**EXERCISE DESCRIPTION**
No pictures go into the copy. Write out exactly the lines below from the one containing "Convert this chart to matplotlib code." through the one containing "plt.rcParams['font.family'] = ['Noto".

**SUPPLIED MATERIAL**
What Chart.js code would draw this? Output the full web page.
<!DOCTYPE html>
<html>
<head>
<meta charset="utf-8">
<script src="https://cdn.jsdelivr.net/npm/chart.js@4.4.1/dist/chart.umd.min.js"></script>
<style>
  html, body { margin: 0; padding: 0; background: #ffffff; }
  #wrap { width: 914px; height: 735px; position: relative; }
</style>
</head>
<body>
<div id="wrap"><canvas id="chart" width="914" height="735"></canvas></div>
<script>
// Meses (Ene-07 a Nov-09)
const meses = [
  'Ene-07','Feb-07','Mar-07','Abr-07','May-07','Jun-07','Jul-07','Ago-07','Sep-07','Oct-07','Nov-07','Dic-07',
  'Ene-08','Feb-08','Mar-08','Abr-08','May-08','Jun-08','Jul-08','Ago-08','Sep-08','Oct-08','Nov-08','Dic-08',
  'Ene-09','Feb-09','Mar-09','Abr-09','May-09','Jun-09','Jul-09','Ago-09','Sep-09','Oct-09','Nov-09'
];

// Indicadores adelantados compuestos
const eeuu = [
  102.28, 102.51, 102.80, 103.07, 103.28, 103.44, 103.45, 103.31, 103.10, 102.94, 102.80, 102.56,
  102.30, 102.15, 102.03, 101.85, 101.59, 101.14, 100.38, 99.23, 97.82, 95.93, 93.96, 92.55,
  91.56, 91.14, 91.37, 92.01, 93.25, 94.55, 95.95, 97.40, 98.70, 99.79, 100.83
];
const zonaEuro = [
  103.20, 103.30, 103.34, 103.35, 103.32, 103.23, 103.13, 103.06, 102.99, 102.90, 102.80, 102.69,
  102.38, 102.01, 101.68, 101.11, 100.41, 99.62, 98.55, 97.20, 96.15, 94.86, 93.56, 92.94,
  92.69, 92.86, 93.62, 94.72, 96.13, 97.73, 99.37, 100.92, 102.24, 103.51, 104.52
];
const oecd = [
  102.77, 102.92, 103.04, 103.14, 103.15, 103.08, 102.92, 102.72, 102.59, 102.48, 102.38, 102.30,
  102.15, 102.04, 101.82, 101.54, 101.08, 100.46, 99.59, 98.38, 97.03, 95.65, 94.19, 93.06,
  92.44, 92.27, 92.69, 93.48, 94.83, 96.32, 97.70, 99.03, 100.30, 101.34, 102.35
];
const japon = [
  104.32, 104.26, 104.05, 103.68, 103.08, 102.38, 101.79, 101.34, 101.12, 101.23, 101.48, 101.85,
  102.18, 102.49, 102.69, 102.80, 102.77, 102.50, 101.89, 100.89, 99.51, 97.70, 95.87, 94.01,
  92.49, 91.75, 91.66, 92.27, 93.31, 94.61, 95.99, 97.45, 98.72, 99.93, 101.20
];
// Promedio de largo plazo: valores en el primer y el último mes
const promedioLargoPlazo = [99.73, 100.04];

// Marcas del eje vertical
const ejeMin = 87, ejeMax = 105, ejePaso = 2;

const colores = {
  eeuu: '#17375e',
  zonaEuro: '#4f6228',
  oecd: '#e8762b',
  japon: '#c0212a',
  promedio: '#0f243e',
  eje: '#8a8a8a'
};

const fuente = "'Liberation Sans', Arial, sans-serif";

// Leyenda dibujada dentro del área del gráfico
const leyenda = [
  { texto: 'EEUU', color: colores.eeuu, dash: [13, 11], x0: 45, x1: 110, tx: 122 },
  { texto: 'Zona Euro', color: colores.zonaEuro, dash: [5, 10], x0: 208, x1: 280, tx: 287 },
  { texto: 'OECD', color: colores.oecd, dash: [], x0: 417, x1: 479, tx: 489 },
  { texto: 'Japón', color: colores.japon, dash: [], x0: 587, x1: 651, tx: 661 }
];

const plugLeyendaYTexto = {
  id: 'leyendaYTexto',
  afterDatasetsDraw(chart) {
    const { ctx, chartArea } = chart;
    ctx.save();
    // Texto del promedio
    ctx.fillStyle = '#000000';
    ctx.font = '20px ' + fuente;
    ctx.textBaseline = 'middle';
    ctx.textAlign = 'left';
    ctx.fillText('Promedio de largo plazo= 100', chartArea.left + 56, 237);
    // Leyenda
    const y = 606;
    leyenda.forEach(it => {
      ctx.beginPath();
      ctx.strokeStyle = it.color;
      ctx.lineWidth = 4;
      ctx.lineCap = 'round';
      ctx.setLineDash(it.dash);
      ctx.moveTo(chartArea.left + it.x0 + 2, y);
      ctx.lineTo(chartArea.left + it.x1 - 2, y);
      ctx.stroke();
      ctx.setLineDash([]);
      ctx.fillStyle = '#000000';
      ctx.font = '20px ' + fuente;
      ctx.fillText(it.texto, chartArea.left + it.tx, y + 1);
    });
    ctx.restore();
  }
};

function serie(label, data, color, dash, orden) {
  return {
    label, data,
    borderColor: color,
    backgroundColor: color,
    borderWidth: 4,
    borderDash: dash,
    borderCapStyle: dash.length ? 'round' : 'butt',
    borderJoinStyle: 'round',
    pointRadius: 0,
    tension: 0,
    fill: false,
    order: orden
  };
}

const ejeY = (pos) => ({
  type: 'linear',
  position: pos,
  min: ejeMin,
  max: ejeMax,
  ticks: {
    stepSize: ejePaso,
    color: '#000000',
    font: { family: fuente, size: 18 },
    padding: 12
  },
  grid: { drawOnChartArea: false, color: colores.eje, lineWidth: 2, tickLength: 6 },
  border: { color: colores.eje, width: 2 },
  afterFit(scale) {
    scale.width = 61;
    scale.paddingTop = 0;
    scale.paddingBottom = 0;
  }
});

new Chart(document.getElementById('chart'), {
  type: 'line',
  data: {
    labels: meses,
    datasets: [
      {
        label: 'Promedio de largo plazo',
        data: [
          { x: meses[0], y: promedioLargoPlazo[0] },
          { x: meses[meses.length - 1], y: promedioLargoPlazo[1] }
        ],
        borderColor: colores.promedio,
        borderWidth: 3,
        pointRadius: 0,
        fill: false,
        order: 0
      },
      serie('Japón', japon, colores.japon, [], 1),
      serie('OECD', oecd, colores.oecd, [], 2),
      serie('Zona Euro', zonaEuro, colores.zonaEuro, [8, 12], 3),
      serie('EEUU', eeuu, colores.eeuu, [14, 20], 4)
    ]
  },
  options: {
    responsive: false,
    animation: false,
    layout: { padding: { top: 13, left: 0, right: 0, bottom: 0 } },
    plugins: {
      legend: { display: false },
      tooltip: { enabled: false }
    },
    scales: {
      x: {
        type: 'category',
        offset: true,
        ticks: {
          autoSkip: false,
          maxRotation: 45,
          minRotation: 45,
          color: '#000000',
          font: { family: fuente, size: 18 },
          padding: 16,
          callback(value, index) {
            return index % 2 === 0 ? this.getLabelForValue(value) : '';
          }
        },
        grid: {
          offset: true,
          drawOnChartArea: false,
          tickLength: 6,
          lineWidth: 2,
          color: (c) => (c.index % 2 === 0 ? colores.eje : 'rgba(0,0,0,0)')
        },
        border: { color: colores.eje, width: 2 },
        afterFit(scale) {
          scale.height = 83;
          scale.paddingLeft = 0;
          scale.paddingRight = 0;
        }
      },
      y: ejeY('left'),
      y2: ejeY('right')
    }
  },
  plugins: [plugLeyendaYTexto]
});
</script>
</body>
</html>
---
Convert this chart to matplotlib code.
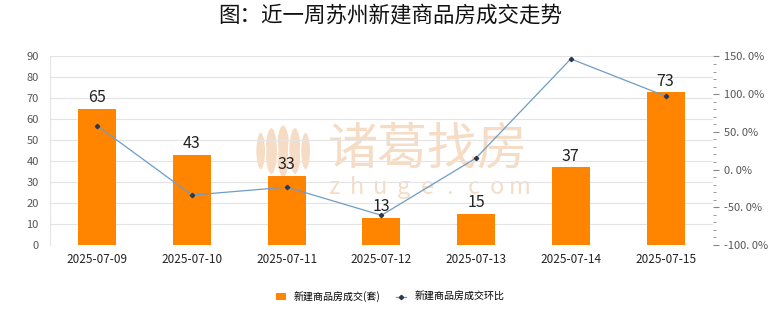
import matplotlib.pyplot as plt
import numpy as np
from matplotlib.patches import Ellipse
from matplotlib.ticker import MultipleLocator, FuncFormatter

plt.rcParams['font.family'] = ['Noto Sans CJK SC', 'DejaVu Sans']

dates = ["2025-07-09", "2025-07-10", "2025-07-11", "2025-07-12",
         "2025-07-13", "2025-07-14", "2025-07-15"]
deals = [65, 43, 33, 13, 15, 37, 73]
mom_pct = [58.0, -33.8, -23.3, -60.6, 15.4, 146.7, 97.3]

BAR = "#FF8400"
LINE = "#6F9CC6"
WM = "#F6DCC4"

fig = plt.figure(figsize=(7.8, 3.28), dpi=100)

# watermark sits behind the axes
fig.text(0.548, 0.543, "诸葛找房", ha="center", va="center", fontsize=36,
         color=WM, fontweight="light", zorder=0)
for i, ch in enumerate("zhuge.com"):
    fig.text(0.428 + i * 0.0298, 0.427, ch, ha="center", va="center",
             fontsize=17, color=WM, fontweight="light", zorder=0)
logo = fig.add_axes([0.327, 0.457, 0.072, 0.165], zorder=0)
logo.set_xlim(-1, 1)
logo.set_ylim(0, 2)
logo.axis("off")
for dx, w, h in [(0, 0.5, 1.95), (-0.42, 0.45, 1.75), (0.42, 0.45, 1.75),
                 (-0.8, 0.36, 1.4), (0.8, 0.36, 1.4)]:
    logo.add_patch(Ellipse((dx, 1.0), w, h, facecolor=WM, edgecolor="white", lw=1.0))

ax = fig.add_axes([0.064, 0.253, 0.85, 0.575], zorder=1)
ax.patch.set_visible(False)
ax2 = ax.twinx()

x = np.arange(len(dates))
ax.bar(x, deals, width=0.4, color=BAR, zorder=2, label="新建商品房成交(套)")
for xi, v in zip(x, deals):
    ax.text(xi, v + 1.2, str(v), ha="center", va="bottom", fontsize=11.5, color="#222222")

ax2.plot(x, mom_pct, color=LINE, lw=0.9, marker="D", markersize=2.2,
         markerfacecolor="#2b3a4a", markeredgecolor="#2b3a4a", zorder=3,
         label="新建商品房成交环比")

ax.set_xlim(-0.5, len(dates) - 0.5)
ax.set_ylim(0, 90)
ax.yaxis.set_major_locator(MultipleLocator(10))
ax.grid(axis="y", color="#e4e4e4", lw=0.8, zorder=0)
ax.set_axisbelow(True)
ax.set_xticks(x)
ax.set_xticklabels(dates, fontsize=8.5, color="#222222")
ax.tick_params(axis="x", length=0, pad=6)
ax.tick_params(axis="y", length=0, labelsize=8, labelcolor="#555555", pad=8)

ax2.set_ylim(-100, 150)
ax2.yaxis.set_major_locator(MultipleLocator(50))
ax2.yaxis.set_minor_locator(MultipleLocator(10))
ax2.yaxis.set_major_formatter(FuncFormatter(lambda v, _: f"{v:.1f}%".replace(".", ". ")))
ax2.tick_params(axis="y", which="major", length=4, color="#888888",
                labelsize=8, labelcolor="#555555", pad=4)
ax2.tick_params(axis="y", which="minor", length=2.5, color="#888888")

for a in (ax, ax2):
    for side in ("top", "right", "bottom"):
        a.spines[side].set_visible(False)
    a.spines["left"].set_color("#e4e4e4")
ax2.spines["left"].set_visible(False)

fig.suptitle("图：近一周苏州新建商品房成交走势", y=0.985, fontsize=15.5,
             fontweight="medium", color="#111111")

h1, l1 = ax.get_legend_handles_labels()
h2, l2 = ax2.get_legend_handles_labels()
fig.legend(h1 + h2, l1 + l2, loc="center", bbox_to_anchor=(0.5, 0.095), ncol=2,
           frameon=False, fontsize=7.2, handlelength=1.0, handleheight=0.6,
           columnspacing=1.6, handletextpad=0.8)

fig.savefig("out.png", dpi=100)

**OUTPUT OF THE TASK**
Convert this chart to matplotlib code.
import matplotlib.pyplot as plt
import numpy as np
from matplotlib.patches import Ellipse
from matplotlib.ticker import MultipleLocator, FuncFormatter

plt.rcParams['font.family'] = ['Noto Sans CJK SC', 'DejaVu Sans']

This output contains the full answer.